§ **The task**
Go through the listing beneath this task and return every line that carries the string "matplotlib".

§ **Provided data**
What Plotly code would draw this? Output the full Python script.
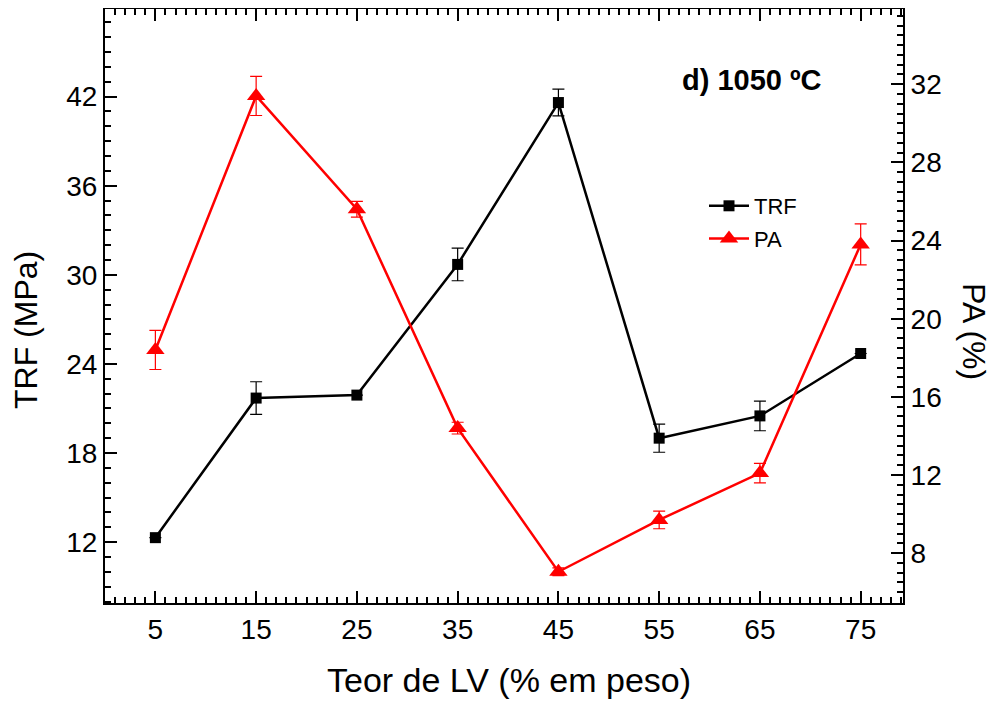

---

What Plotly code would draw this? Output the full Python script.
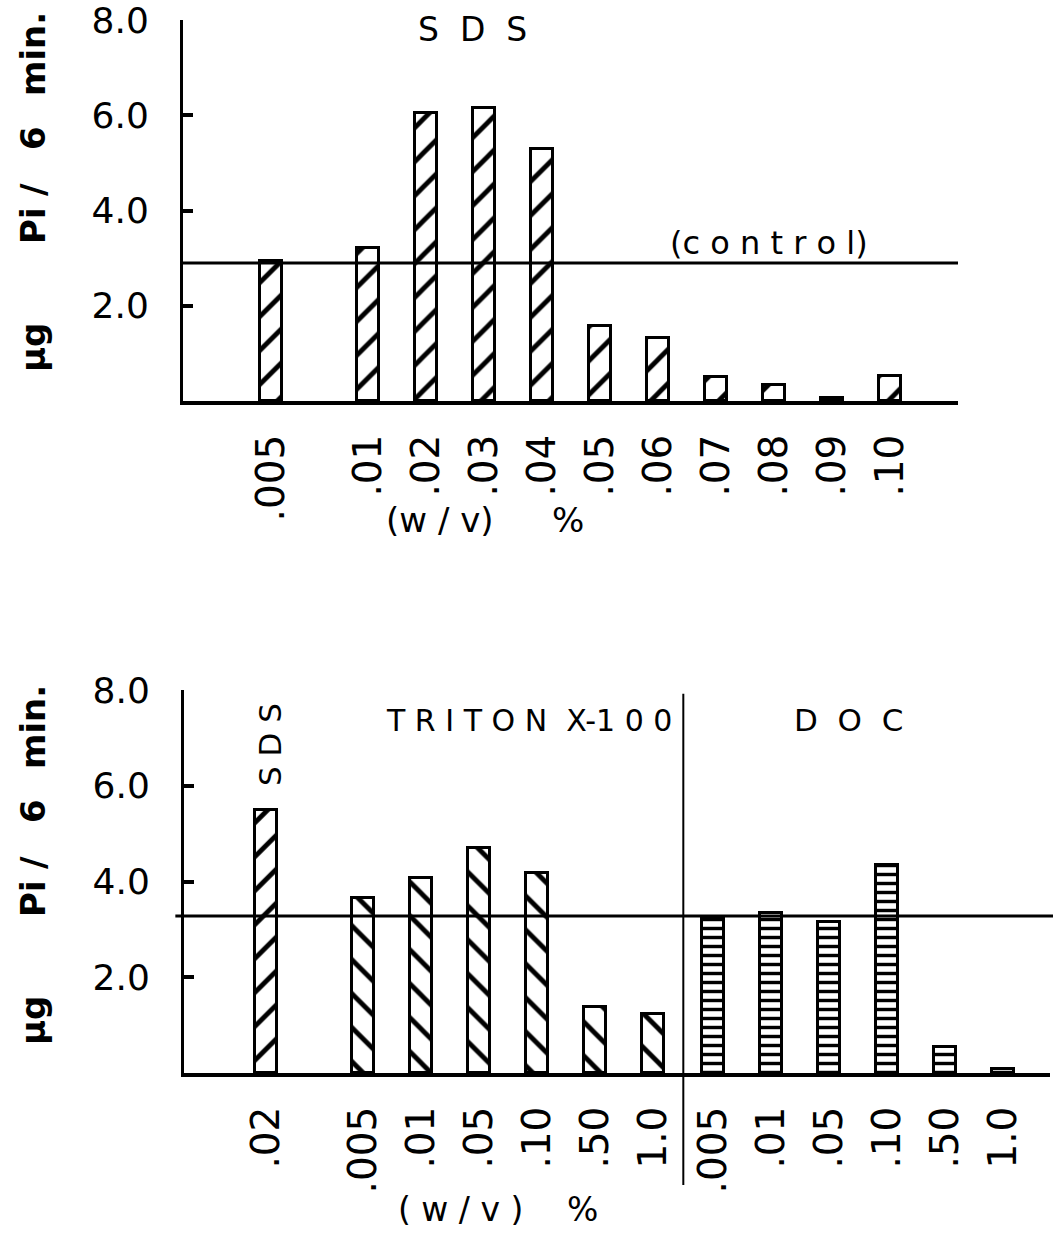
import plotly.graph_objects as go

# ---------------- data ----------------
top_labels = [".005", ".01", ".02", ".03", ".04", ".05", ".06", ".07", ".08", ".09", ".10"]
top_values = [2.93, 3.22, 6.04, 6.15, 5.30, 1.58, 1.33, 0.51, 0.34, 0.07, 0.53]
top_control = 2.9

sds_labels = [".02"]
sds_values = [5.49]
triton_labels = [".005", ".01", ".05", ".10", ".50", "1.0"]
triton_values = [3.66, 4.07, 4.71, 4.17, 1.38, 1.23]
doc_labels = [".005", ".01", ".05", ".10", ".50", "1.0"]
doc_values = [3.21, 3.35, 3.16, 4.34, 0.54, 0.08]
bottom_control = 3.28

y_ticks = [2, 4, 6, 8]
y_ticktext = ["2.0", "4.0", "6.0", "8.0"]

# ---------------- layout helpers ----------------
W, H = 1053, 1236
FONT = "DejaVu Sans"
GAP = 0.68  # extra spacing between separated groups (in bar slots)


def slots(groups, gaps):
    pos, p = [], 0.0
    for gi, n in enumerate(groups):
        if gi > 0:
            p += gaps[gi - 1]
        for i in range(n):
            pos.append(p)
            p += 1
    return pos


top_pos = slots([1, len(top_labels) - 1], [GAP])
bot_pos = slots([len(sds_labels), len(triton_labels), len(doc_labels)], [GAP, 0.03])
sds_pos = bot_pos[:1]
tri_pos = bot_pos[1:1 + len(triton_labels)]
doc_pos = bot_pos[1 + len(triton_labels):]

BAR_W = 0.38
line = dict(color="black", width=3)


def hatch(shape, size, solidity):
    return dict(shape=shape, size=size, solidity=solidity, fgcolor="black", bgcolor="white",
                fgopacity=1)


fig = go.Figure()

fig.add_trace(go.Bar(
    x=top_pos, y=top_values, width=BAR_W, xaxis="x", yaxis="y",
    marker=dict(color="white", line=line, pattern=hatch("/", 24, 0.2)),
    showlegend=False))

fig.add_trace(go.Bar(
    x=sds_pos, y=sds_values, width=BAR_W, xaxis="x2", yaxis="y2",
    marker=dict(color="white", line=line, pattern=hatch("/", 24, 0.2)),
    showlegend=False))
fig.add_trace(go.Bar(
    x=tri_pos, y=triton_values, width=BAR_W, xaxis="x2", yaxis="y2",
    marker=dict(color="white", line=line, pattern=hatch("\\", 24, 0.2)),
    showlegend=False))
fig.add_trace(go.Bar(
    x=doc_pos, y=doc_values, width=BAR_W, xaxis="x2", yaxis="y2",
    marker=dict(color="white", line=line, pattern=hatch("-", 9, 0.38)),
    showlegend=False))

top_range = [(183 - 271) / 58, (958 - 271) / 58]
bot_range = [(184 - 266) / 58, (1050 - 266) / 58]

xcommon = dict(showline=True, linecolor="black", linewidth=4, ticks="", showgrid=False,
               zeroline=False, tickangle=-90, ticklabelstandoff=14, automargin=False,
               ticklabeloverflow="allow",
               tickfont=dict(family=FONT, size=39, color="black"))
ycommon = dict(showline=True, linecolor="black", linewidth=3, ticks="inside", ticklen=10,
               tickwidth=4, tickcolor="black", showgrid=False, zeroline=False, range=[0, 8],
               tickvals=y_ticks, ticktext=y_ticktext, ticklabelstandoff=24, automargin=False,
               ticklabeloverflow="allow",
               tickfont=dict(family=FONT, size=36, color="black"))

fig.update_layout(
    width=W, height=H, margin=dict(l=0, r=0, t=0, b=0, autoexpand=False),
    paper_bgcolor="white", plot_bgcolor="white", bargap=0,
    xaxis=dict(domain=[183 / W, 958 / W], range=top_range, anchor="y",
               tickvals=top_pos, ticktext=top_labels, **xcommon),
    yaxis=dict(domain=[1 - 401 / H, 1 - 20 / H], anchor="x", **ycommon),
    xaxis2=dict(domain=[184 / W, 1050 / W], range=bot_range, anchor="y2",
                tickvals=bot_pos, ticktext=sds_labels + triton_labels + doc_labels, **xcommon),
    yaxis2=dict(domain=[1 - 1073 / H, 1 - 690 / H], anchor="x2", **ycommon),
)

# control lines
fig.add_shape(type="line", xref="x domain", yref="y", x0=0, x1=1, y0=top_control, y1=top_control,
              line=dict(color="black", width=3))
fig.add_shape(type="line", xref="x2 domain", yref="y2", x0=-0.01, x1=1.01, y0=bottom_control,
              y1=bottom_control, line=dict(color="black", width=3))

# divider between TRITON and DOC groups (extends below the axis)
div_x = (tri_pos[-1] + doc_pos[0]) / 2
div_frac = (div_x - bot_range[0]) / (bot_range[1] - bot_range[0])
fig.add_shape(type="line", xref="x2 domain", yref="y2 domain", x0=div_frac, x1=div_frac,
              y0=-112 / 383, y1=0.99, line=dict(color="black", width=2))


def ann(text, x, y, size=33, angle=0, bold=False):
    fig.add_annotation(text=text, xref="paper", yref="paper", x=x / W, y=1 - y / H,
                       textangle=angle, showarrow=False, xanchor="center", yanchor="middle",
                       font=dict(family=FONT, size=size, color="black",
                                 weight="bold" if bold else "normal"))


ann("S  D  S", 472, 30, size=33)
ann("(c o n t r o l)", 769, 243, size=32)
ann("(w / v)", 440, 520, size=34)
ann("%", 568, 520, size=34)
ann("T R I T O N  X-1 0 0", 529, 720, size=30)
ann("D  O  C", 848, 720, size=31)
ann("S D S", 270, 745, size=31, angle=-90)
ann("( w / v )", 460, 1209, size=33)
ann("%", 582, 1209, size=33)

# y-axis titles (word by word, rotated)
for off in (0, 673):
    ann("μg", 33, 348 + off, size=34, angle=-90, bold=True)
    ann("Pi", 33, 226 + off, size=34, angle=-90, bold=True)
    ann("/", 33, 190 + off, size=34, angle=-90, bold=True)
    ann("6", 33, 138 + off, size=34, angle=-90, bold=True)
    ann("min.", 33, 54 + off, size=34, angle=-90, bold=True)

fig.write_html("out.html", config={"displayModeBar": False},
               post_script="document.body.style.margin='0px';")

==

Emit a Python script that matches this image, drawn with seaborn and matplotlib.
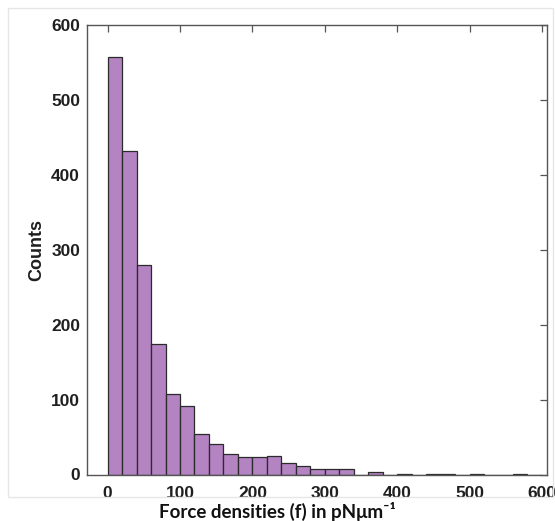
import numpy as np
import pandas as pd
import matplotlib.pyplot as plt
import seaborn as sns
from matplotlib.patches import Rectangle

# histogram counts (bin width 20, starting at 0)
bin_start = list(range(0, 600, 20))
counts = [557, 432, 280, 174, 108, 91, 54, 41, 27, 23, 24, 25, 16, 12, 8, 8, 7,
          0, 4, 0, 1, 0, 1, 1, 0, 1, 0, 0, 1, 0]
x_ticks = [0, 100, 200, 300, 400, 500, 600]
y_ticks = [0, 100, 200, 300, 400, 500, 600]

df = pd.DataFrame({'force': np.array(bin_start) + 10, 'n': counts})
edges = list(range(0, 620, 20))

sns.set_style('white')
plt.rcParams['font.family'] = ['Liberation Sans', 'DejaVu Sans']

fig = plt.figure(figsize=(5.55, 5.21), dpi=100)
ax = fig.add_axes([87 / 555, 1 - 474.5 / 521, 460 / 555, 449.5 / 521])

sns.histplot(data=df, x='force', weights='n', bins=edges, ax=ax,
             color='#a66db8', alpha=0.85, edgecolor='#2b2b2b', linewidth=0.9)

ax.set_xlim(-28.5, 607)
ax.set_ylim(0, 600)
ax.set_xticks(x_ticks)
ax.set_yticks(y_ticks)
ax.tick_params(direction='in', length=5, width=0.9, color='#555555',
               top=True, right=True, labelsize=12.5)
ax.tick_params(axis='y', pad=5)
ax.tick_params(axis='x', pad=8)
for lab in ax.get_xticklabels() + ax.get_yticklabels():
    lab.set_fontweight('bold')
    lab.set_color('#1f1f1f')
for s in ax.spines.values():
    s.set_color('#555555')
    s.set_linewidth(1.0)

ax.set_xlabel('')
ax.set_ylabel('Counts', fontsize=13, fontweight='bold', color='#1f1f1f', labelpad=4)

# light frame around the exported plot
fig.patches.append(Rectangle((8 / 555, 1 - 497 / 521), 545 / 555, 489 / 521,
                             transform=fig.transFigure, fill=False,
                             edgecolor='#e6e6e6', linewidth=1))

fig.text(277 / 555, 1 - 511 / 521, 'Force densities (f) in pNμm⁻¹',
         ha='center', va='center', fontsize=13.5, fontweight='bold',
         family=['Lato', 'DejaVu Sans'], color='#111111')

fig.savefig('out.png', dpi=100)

§ **Worked solution**
Emit a Python script that matches this image, drawn with seaborn and matplotlib.
import matplotlib.pyplot as plt
from matplotlib.patches import Rectangle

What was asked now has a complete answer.